* [Information provided]

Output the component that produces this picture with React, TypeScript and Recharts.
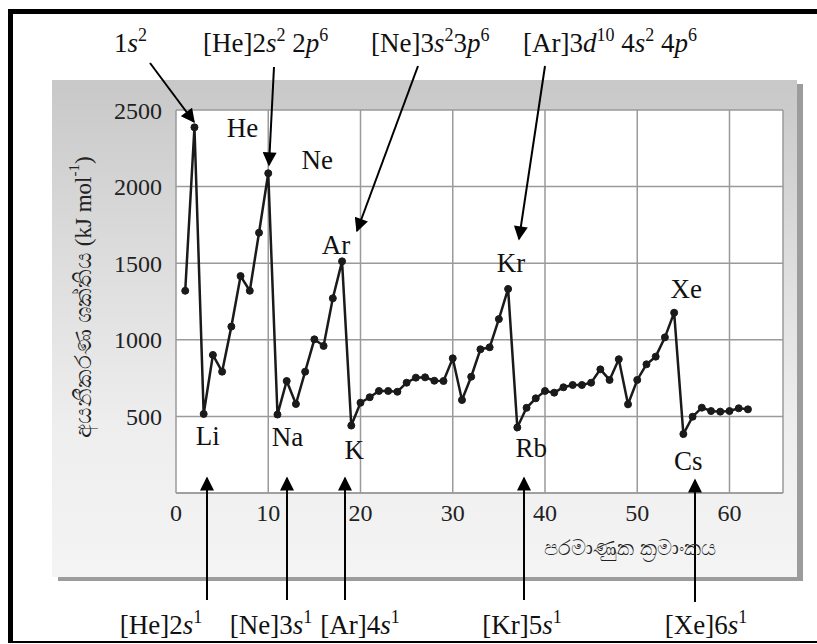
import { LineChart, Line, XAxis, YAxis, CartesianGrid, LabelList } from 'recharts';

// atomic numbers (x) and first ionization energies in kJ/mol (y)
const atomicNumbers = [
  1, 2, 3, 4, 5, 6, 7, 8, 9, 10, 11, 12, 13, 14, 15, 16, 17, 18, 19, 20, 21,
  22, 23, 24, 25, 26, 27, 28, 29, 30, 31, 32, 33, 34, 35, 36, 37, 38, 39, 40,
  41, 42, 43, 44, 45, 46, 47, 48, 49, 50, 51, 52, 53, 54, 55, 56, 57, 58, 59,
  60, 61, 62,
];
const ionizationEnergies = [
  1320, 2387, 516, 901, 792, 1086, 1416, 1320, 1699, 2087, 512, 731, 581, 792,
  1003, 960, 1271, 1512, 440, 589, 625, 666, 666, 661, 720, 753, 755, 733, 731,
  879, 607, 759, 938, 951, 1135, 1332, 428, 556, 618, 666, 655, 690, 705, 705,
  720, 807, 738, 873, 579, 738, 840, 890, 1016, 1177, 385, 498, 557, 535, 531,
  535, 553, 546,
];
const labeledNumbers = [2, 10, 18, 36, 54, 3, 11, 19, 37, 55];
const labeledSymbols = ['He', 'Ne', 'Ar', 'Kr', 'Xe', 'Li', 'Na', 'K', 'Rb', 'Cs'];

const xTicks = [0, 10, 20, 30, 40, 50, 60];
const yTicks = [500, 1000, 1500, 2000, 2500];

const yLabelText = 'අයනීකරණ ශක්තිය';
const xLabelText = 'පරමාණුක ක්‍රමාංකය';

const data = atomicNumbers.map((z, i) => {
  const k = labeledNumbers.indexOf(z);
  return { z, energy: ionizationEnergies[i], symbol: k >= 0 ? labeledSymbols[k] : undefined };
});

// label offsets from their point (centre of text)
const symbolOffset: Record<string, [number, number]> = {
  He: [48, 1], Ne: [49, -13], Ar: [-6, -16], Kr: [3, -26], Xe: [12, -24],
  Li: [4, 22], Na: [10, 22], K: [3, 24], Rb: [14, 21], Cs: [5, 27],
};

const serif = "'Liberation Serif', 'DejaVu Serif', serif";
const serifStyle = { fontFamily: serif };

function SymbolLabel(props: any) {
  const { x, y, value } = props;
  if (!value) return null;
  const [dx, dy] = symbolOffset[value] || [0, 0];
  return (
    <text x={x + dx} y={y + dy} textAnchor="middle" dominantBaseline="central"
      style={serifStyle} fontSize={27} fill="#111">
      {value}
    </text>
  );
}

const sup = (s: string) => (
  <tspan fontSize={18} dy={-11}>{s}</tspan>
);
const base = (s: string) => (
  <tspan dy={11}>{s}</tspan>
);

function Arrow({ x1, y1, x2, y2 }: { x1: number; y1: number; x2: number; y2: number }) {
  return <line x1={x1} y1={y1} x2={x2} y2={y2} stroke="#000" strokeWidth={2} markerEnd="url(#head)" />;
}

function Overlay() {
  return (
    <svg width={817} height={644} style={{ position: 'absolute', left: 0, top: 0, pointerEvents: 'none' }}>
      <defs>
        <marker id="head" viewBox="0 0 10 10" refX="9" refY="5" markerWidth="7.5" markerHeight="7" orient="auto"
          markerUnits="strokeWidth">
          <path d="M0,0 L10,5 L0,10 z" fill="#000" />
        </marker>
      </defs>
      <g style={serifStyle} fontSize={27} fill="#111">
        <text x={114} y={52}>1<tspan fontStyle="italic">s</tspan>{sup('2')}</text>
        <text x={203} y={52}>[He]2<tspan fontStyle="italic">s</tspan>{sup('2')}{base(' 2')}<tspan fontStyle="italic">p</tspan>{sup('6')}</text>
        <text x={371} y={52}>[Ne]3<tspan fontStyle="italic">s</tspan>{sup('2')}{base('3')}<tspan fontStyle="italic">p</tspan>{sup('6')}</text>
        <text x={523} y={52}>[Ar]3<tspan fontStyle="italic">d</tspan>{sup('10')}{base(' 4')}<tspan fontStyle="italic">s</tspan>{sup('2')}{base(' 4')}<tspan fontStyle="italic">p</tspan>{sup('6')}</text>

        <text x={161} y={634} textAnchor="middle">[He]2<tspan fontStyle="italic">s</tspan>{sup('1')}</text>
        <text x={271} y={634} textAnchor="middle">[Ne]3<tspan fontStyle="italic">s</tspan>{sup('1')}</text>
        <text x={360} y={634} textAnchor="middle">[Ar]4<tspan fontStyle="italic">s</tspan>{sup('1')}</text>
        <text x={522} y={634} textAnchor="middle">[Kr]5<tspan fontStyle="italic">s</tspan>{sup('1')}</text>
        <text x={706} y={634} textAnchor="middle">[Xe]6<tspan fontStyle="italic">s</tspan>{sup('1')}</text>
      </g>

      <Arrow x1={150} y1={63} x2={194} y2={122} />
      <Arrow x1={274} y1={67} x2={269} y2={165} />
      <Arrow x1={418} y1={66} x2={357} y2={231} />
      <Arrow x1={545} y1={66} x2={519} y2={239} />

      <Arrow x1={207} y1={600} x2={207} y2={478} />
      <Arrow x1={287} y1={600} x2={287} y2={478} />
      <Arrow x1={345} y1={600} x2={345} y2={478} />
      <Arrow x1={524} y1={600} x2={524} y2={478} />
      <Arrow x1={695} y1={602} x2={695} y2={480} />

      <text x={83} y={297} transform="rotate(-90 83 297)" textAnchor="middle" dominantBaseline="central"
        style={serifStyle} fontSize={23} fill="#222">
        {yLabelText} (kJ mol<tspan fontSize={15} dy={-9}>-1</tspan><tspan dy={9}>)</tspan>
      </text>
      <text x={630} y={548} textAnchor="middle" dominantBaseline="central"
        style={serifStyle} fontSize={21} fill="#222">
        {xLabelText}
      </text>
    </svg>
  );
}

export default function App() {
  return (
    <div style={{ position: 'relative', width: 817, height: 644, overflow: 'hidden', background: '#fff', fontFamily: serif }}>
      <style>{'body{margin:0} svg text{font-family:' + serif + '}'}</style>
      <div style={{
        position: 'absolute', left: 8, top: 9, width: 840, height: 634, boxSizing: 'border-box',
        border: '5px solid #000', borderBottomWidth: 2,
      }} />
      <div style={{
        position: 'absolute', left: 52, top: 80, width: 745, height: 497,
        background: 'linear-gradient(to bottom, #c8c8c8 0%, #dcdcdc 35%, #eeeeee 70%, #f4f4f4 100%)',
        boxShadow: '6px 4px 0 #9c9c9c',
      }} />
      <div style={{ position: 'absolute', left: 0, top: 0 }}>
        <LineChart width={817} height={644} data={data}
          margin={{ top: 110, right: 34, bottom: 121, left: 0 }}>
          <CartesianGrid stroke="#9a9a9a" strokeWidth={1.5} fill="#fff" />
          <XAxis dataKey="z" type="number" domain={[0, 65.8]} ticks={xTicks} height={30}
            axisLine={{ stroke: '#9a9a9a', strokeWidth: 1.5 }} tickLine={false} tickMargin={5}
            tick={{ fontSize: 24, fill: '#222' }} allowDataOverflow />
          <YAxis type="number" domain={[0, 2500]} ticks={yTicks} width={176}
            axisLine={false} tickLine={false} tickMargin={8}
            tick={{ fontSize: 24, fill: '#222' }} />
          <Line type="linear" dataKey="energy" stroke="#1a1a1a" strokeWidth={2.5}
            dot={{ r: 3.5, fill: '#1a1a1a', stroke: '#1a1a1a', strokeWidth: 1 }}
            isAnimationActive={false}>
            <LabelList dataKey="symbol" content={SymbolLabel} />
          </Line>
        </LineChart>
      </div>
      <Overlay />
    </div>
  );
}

* [Instruction] Copy the material above exactly and drop the pictures.

* [Exercise result]
Output the component that produces this picture with React, TypeScript and Recharts.
import { LineChart, Line, XAxis, YAxis, CartesianGrid, LabelList } from 'recharts';

// atomic numbers (x) and first ionization energies in kJ/mol (y)
const atomicNumbers = [
  1, 2, 3, 4, 5, 6, 7, 8, 9, 10, 11, 12, 13, 14, 15, 16, 17, 18, 19, 20, 21,
  22, 23, 24, 25, 26, 27, 28, 29, 30, 31, 32, 33, 34, 35, 36, 37, 38, 39, 40,
  41, 42, 43, 44, 45, 46, 47, 48, 49, 50, 51, 52, 53, 54, 55, 56, 57, 58, 59,
  60, 61, 62,
];
const ionizationEnergies = [
  1320, 2387, 516, 901, 792, 1086, 1416, 1320, 1699, 2087, 512, 731, 581, 792,
  1003, 960, 1271, 1512, 440, 589, 625, 666, 666, 661, 720, 753, 755, 733, 731,
  879, 607, 759, 938, 951, 1135, 1332, 428, 556, 618, 666, 655, 690, 705, 705,
  720, 807, 738, 873, 579, 738, 840, 890, 1016, 1177, 385, 498, 557, 535, 531,
  535, 553, 546,
];
const labeledNumbers = [2, 10, 18, 36, 54, 3, 11, 19, 37, 55];
const labeledSymbols = ['He', 'Ne', 'Ar', 'Kr', 'Xe', 'Li', 'Na', 'K', 'Rb', 'Cs'];

const xTicks = [0, 10, 20, 30, 40, 50, 60];
const yTicks = [500, 1000, 1500, 2000, 2500];

const yLabelText = 'අයනීකරණ ශක්තිය';
const xLabelText = 'පරමාණුක ක්‍රමාංකය';

const data = atomicNumbers.map((z, i) => {
  const k = labeledNumbers.indexOf(z);
  return { z, energy: ionizationEnergies[i], symbol: k >= 0 ? labeledSymbols[k] : undefined };
});

// label offsets from their point (centre of text)
const symbolOffset: Record<string, [number, number]> = {
  He: [48, 1], Ne: [49, -13], Ar: [-6, -16], Kr: [3, -26], Xe: [12, -24],
  Li: [4, 22], Na: [10, 22], K: [3, 24], Rb: [14, 21], Cs: [5, 27],
};

const serif = "'Liberation Serif', 'DejaVu Serif', serif";
const serifStyle = { fontFamily: serif };

function SymbolLabel(props: any) {
  const { x, y, value } = props;
  if (!value) return null;
  const [dx, dy] = symbolOffset[value] || [0, 0];
  return (
    <text x={x + dx} y={y + dy} textAnchor="middle" dominantBaseline="central"
      style={serifStyle} fontSize={27} fill="#111">
      {value}
    </text>
  );
}

const sup = (s: string) => (
  <tspan fontSize={18} dy={-11}>{s}</tspan>
);
const base = (s: string) => (
  <tspan dy={11}>{s}</tspan>
);

function Arrow({ x1, y1, x2, y2 }: { x1: number; y1: number; x2: number; y2: number }) {
  return <line x1={x1} y1={y1} x2={x2} y2={y2} stroke="#000" strokeWidth={2} markerEnd="url(#head)" />;
}

function Overlay() {
  return (
    <svg width={817} height={644} style={{ position: 'absolute', left: 0, top: 0, pointerEvents: 'none' }}>
      <defs>
        <marker id="head" viewBox="0 0 10 10" refX="9" refY="5" markerWidth="7.5" markerHeight="7" orient="auto"
          markerUnits="strokeWidth">
          <path d="M0,0 L10,5 L0,10 z" fill="#000" />
        </marker>
      </defs>
      <g style={serifStyle} fontSize={27} fill="#111">
        <text x={114} y={52}>1<tspan fontStyle="italic">s</tspan>{sup('2')}</text>
        <text x={203} y={52}>[He]2<tspan fontStyle="italic">s</tspan>{sup('2')}{base(' 2')}<tspan fontStyle="italic">p</tspan>{sup('6')}</text>
        <text x={371} y={52}>[Ne]3<tspan fontStyle="italic">s</tspan>{sup('2')}{base('3')}<tspan fontStyle="italic">p</tspan>{sup('6')}</text>
        <text x={523} y={52}>[Ar]3<tspan fontStyle="italic">d</tspan>{sup('10')}{base(' 4')}<tspan fontStyle="italic">s</tspan>{sup('2')}{base(' 4')}<tspan fontStyle="italic">p</tspan>{sup('6')}</text>

        <text x={161} y={634} textAnchor="middle">[He]2<tspan fontStyle="italic">s</tspan>{sup('1')}</text>
        <text x={271} y={634} textAnchor="middle">[Ne]3<tspan fontStyle="italic">s</tspan>{sup('1')}</text>
        <text x={360} y={634} textAnchor="middle">[Ar]4<tspan fontStyle="italic">s</tspan>{sup('1')}</text>
        <text x={522} y={634} textAnchor="middle">[Kr]5<tspan fontStyle="italic">s</tspan>{sup('1')}</text>
        <text x={706} y={634} textAnchor="middle">[Xe]6<tspan fontStyle="italic">s</tspan>{sup('1')}</text>
      </g>

      <Arrow x1={150} y1={63} x2={194} y2={122} />
      <Arrow x1={274} y1={67} x2={269} y2={165} />
      <Arrow x1={418} y1={66} x2={357} y2={231} />
      <Arrow x1={545} y1={66} x2={519} y2={239} />

      <Arrow x1={207} y1={600} x2={207} y2={478} />
      <Arrow x1={287} y1={600} x2={287} y2={478} />
      <Arrow x1={345} y1={600} x2={345} y2={478} />
      <Arrow x1={524} y1={600} x2={524} y2={478} />
      <Arrow x1={695} y1={602} x2={695} y2={480} />

      <text x={83} y={297} transform="rotate(-90 83 297)" textAnchor="middle" dominantBaseline="central"
        style={serifStyle} fontSize={23} fill="#222">
        {yLabelText} (kJ mol<tspan fontSize={15} dy={-9}>-1</tspan><tspan dy={9}>)</tspan>
      </text>
      <text x={630} y={548} textAnchor="middle" dominantBaseline="central"
        style={serifStyle} fontSize={21} fill="#222">
        {xLabelText}
      </text>
    </svg>
  );
}

export default function App() {
  return (
    <div style={{ position: 'relative', width: 817, height: 644, overflow: 'hidden', background: '#fff', fontFamily: serif }}>
      <style>{'body{margin:0} svg text{font-family:' + serif + '}'}</style>
      <div style={{
        position: 'absolute', left: 8, top: 9, width: 840, height: 634, boxSizing: 'border-box',
        border: '5px solid #000', borderBottomWidth: 2,
      }} />
      <div style={{
        position: 'absolute', left: 52, top: 80, width: 745, height: 497,
        background: 'linear-gradient(to bottom, #c8c8c8 0%, #dcdcdc 35%, #eeeeee 70%, #f4f4f4 100%)',
        boxShadow: '6px 4px 0 #9c9c9c',
      }} />
      <div style={{ position: 'absolute', left: 0, top: 0 }}>
        <LineChart width={817} height={644} data={data}
          margin={{ top: 110, right: 34, bottom: 121, left: 0 }}>
          <CartesianGrid stroke="#9a9a9a" strokeWidth={1.5} fill="#fff" />
          <XAxis dataKey="z" type="number" domain={[0, 65.8]} ticks={xTicks} height={30}
            axisLine={{ stroke: '#9a9a9a', strokeWidth: 1.5 }} tickLine={false} tickMargin={5}
            tick={{ fontSize: 24, fill: '#222' }} allowDataOverflow />
          <YAxis type="number" domain={[0, 2500]} ticks={yTicks} width={176}
            axisLine={false} tickLine={false} tickMargin={8}
            tick={{ fontSize: 24, fill: '#222' }} />
          <Line type="linear" dataKey="energy" stroke="#1a1a1a" strokeWidth={2.5}
            dot={{ r: 3.5, fill: '#1a1a1a', stroke: '#1a1a1a', strokeWidth: 1 }}
            isAnimationActive={false}>
            <LabelList dataKey="symbol" content={SymbolLabel} />
          </Line>
        </LineChart>
      </div>
      <Overlay />
    </div>
  );
}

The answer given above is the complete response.